* _WHAT YOU HAVE TO DO_
Retype every line from the start of the data down to and including the line with "const ss304Marks = [32.3, 95.5, 157.9, 221, 283.5];". Skip the pictures.

* _DATA SEGMENT_
begin

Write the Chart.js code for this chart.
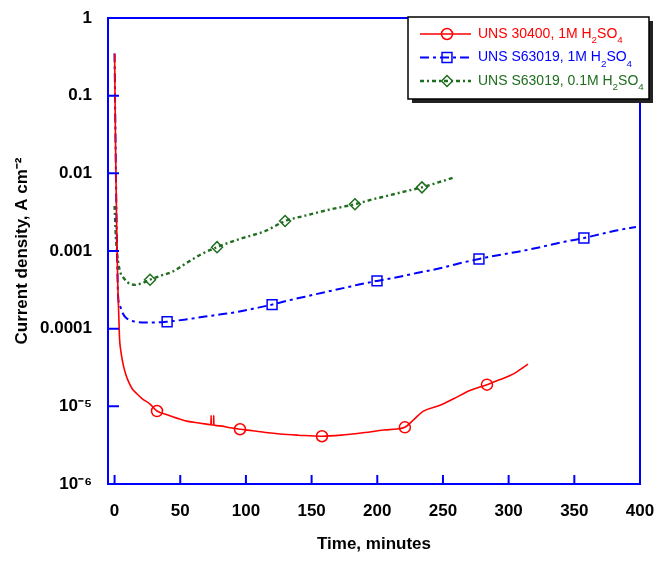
<!DOCTYPE html>
<html>
<head>
<meta charset="utf-8">
<script src="https://cdn.jsdelivr.net/npm/chart.js@4.4.0/dist/chart.umd.min.js"></script>
<style>
  html, body { margin: 0; padding: 0; background: #fff; }
</style>
</head>
<body>
<canvas id="chart-corriente" width="667" height="562"></canvas>
<script>
// Axis ticks
const timeTicks = [0, 50, 100, 150, 200, 250, 300, 350, 400];
const currentTicks = [1e-6, 1e-5, 1e-4, 1e-3, 1e-2, 1e-1, 1];
const currentTickLabels = ['10⁻⁶', '10⁻⁵', '0.0001', '0.001', '0.01', '0.1', '1'];

const seriesNames = ['UNS 30400, 1M H₂SO₄', 'UNS S63019, 1M H₂SO₄', 'UNS S63019, 0.1M H₂SO₄'];

// UNS 30400 in 1M H2SO4
const ss304Time = [0, 0.8, 1.6, 2.4, 3.2, 3.8, 4.6, 5.7, 7, 8.8, 10.8, 13.3, 17, 20.9, 27, 32.3, 40, 48, 55.9, 64, 70,
  73.4, 73.5, 73.6, 75.4, 75.5, 75.6, 80, 88, 95.5, 105, 115, 125.9, 140, 157.9, 175, 190.6, 205, 215, 221,
  228, 234.8, 247.7, 258, 270.5, 283.5, 293, 303.3, 314.7];
const ss304Current = [0.35, 0.02, 0.002, 4e-4, 1.5e-4, 7.4e-5, 5.4e-5, 4.1e-5, 3.2e-5, 2.5e-5, 2.05e-5, 1.7e-5, 1.45e-5,
  1.26e-5, 1.07e-5, 8.7e-6, 7.8e-6, 7.0e-6, 6.4e-6, 6.1e-6, 5.9e-6,
  5.8e-6, 7.6e-6, 5.8e-6, 5.75e-6, 7.6e-6, 5.75e-6, 5.6e-6, 5.3e-6, 5.07e-6, 4.85e-6, 4.6e-6, 4.4e-6, 4.25e-6,
  4.12e-6, 4.3e-6, 4.6e-6, 4.95e-6, 5.1e-6, 5.37e-6,
  6.8e-6, 8.6e-6, 1.03e-5, 1.25e-5, 1.6e-5, 1.9e-5, 2.2e-5, 2.6e-5, 3.5e-5];
const ss304Marks = [32.3, 95.5, 157.9, 221, 283.5];

// UNS S63019 in 1M H2SO4
const s63019Time = [0, 0.8, 1.6, 2.7, 4, 5.7, 8, 11, 15.6, 23.2, 30, 40, 55, 68.9, 80, 94, 107, 119.9, 132, 145,
  160, 175, 186, 199.8, 215, 230, 246, 262, 277.4, 293, 310, 325, 341, 357.3, 370, 383, 396.9];
const s63019Current = [0.35, 0.02, 0.002, 2.6e-4, 2e-4, 1.65e-4, 1.42e-4, 1.3e-4, 1.23e-4, 1.2e-4, 1.2e-4, 1.23e-4,
  1.32e-4, 1.43e-4, 1.52e-4, 1.65e-4, 1.83e-4, 2.04e-4, 2.3e-4, 2.58e-4, 2.95e-4, 3.35e-4, 3.7e-4, 4.12e-4,
  4.6e-4, 5.2e-4, 5.9e-4, 6.9e-4, 7.9e-4, 8.9e-4, 1.0e-3, 1.13e-3, 1.3e-3, 1.47e-3, 1.65e-3, 1.85e-3, 2.04e-3];
const s63019Marks = [40, 119.9, 199.8, 277.4, 357.3];

// UNS S63019 in 0.1M H2SO4
const s63019DilTime = [0, 1, 2, 3, 4.2, 6.5, 9.5, 12.5, 15.6, 20, 27, 35, 43.8, 55.9, 66, 78, 88, 99.3, 114.5,
  129.8, 145, 160, 170, 183, 196, 209, 222, 234, 247, 259];
const s63019DilCurrent = [0.0038, 0.0015, 9e-4, 6.8e-4, 5.4e-4, 4.6e-4, 4.0e-4, 3.75e-4, 3.66e-4, 3.8e-4, 4.27e-4,
  4.8e-4, 5.4e-4, 7.2e-4, 9.1e-4, 1.12e-3, 1.3e-3, 1.5e-3, 1.8e-3, 2.43e-3, 2.85e-3, 3.3e-3, 3.6e-3, 4.0e-3,
  4.6e-3, 5.2e-3, 5.9e-3, 6.6e-3, 7.7e-3, 8.9e-3];
const s63019DilMarks = [27, 78, 129.8, 183, 234];

const axisBlue = '#0000ff';
const fontFamily = "'Liberation Sans', Arial, sans-serif";
// marker radius per point style
const markerSize = { circle: 5.5, rect: 7, rectRot: 5.5 };

function puntos(times, values) {
    return times.map((t, i) => ({ x: t, y: values[i] }));
}

function radioMarcador(marks, style) {
    return ctx => (ctx.raw && marks.includes(ctx.raw.x)) ? markerSize[style] : 0;
}

// Frame around the plot area with inward tick marks
const marcoEjes = {
    id: 'marcoEjes',
    afterDatasetsDraw(chart) {
        const { ctx, chartArea: a, scales: { x, y } } = chart;
        ctx.save();
        ctx.strokeStyle = axisBlue;
        ctx.lineWidth = 2;
        ctx.strokeRect(a.left, a.top, a.right - a.left, a.bottom - a.top);
        ctx.beginPath();
        timeTicks.forEach(t => {
            const px = x.getPixelForValue(t);
            ctx.moveTo(px, a.bottom);
            ctx.lineTo(px, a.bottom - 9);
        });
        currentTicks.forEach(v => {
            const py = y.getPixelForValue(v);
            ctx.moveTo(a.left, py);
            ctx.lineTo(a.left + 11, py);
        });
        ctx.stroke();
        ctx.restore();
    }
};

// Writes text, drawing subscript digits smaller and lower
function textoConSubindices(ctx, text, x, y, size) {
    const subs = '₀₁₂₃₄₅₆₇₈₉';
    let cx = x;
    let run = '';
    let runSub = false;
    const flush = () => {
        if (!run) return;
        ctx.font = runSub ? `${size * 0.7}px ${fontFamily}` : `${size}px ${fontFamily}`;
        ctx.fillText(run, cx, runSub ? y + size * 0.45 : y);
        cx += ctx.measureText(run).width;
        run = '';
    };
    for (const ch of text) {
        const idx = subs.indexOf(ch);
        const isSub = idx >= 0;
        if (isSub !== runSub) { flush(); runSub = isSub; }
        run += isSub ? String(idx) : ch;
    }
    flush();
}

// Boxed legend with drop shadow
const leyenda = {
    id: 'leyenda',
    afterDraw(chart) {
        const ctx = chart.ctx;
        const bx = 408, by = 17, bw = 241, bh = 82;
        ctx.save();
        ctx.fillStyle = '#222';
        ctx.fillRect(bx + 4, by + 4, bw, bh);
        ctx.fillStyle = '#fff';
        ctx.fillRect(bx, by, bw, bh);
        ctx.strokeStyle = '#000';
        ctx.lineWidth = 1.5;
        ctx.strokeRect(bx, by, bw, bh);
        chart.data.datasets.forEach((ds, i) => {
            const yy = by + 17 + i * 23.5;
            ctx.strokeStyle = ds.borderColor;
            ctx.lineWidth = ds.borderWidth;
            ctx.setLineDash(ds.borderDash || []);
            ctx.beginPath();
            ctx.moveTo(420, yy);
            ctx.lineTo(471, yy);
            ctx.stroke();
            ctx.setLineDash([]);
            ctx.fillStyle = 'rgba(0,0,0,0)';
            ctx.lineWidth = 1.5;
            Chart.helpers.drawPoint(ctx, {
                pointStyle: ds.pointStyle,
                radius: markerSize[ds.pointStyle],
                borderWidth: 1.5,
                rotation: 0
            }, 447, yy);
            ctx.fillStyle = ds.borderColor;
            ctx.textBaseline = 'middle';
            ctx.textAlign = 'left';
            textoConSubindices(ctx, ds.label, 478, yy, 14);
        });
        ctx.restore();
    }
};

const ctx = document.getElementById('chart-corriente').getContext('2d');
new Chart(ctx, {
    type: 'line',
    data: {
        datasets: [{
            label: seriesNames[0],
            data: puntos(ss304Time, ss304Current),
            borderColor: '#ff0000',
            borderWidth: 1.6,
            pointStyle: 'circle',
            pointRadius: radioMarcador(ss304Marks, 'circle'),
            pointBorderWidth: 1.5,
            pointBorderColor: '#ff0000',
            pointBackgroundColor: 'rgba(0,0,0,0)',
            cubicInterpolationMode: 'monotone'
        }, {
            label: seriesNames[1],
            data: puntos(s63019Time, s63019Current),
            borderColor: '#0000ff',
            borderWidth: 2,
            borderDash: [9, 4, 3, 4],
            pointStyle: 'rect',
            pointRadius: radioMarcador(s63019Marks, 'rect'),
            pointBorderWidth: 1.5,
            pointBorderColor: '#0000ff',
            pointBackgroundColor: 'rgba(0,0,0,0)',
            cubicInterpolationMode: 'monotone'
        }, {
            label: seriesNames[2],
            data: puntos(s63019DilTime, s63019DilCurrent),
            borderColor: '#1f6e1f',
            borderWidth: 2.4,
            borderDash: [4, 3, 2, 3],
            pointStyle: 'rectRot',
            pointRadius: radioMarcador(s63019DilMarks, 'rectRot'),
            pointBorderWidth: 1.5,
            pointBorderColor: '#1f6e1f',
            pointBackgroundColor: 'rgba(0,0,0,0)',
            cubicInterpolationMode: 'monotone'
        }]
    },
    options: {
        responsive: false,
        animation: false,
        layout: { padding: { top: 18, right: 27, left: 0, bottom: 0 } },
        plugins: {
            legend: { display: false },
            tooltip: { enabled: false }
        },
        scales: {
            x: {
                type: 'linear',
                min: -5,
                max: 400,
                afterBuildTicks: s => { s.ticks = timeTicks.map(v => ({ value: v })); },
                // fixed band height; label overhang is covered by the layout padding
                afterFit: s => { s.height = 78; s.paddingLeft = 0; s.paddingRight = 0; },
                grid: { display: false, drawTicks: false },
                border: { display: false },
                ticks: {
                    color: '#000',
                    padding: 17,
                    maxRotation: 0,
                    font: { family: fontFamily, size: 17, weight: 'bold' }
                },
                title: {
                    display: true,
                    text: 'Time, minutes',
                    color: '#000',
                    padding: { top: 0, bottom: 7 },
                    font: { family: fontFamily, size: 17, weight: 'bold' }
                }
            },
            y: {
                type: 'logarithmic',
                min: 1e-6,
                max: 1,
                afterBuildTicks: s => { s.ticks = currentTicks.map(v => ({ value: v })); },
                afterFit: s => { s.width = 108; s.paddingTop = 0; s.paddingBottom = 0; },
                grid: { display: false, drawTicks: false },
                border: { display: false },
                ticks: {
                    color: '#000',
                    padding: 16,
                    font: { family: fontFamily, size: 17, weight: 'bold' },
                    callback: v => currentTickLabels[currentTicks.indexOf(v)]
                },
                title: {
                    display: true,
                    text: 'Current density, A cm⁻²',
                    color: '#000',
                    padding: { top: 12, bottom: 0 },
                    font: { family: fontFamily, size: 17, weight: 'bold' }
                }
            }
        }
    },
    plugins: [marcoEjes, leyenda]
});
</script>
</body>
</html>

end

* _SOLUTION FOR THIS TASK_
Write the Chart.js code for this chart.
<!DOCTYPE html>
<html>
<head>
<meta charset="utf-8">
<script src="https://cdn.jsdelivr.net/npm/chart.js@4.4.0/dist/chart.umd.min.js"></script>
<style>
  html, body { margin: 0; padding: 0; background: #fff; }
</style>
</head>
<body>
<canvas id="chart-corriente" width="667" height="562"></canvas>
<script>
// Axis ticks
const timeTicks = [0, 50, 100, 150, 200, 250, 300, 350, 400];
const currentTicks = [1e-6, 1e-5, 1e-4, 1e-3, 1e-2, 1e-1, 1];
const currentTickLabels = ['10⁻⁶', '10⁻⁵', '0.0001', '0.001', '0.01', '0.1', '1'];

const seriesNames = ['UNS 30400, 1M H₂SO₄', 'UNS S63019, 1M H₂SO₄', 'UNS S63019, 0.1M H₂SO₄'];

// UNS 30400 in 1M H2SO4
const ss304Time = [0, 0.8, 1.6, 2.4, 3.2, 3.8, 4.6, 5.7, 7, 8.8, 10.8, 13.3, 17, 20.9, 27, 32.3, 40, 48, 55.9, 64, 70,
  73.4, 73.5, 73.6, 75.4, 75.5, 75.6, 80, 88, 95.5, 105, 115, 125.9, 140, 157.9, 175, 190.6, 205, 215, 221,
  228, 234.8, 247.7, 258, 270.5, 283.5, 293, 303.3, 314.7];
const ss304Current = [0.35, 0.02, 0.002, 4e-4, 1.5e-4, 7.4e-5, 5.4e-5, 4.1e-5, 3.2e-5, 2.5e-5, 2.05e-5, 1.7e-5, 1.45e-5,
  1.26e-5, 1.07e-5, 8.7e-6, 7.8e-6, 7.0e-6, 6.4e-6, 6.1e-6, 5.9e-6,
  5.8e-6, 7.6e-6, 5.8e-6, 5.75e-6, 7.6e-6, 5.75e-6, 5.6e-6, 5.3e-6, 5.07e-6, 4.85e-6, 4.6e-6, 4.4e-6, 4.25e-6,
  4.12e-6, 4.3e-6, 4.6e-6, 4.95e-6, 5.1e-6, 5.37e-6,
  6.8e-6, 8.6e-6, 1.03e-5, 1.25e-5, 1.6e-5, 1.9e-5, 2.2e-5, 2.6e-5, 3.5e-5];
const ss304Marks = [32.3, 95.5, 157.9, 221, 283.5];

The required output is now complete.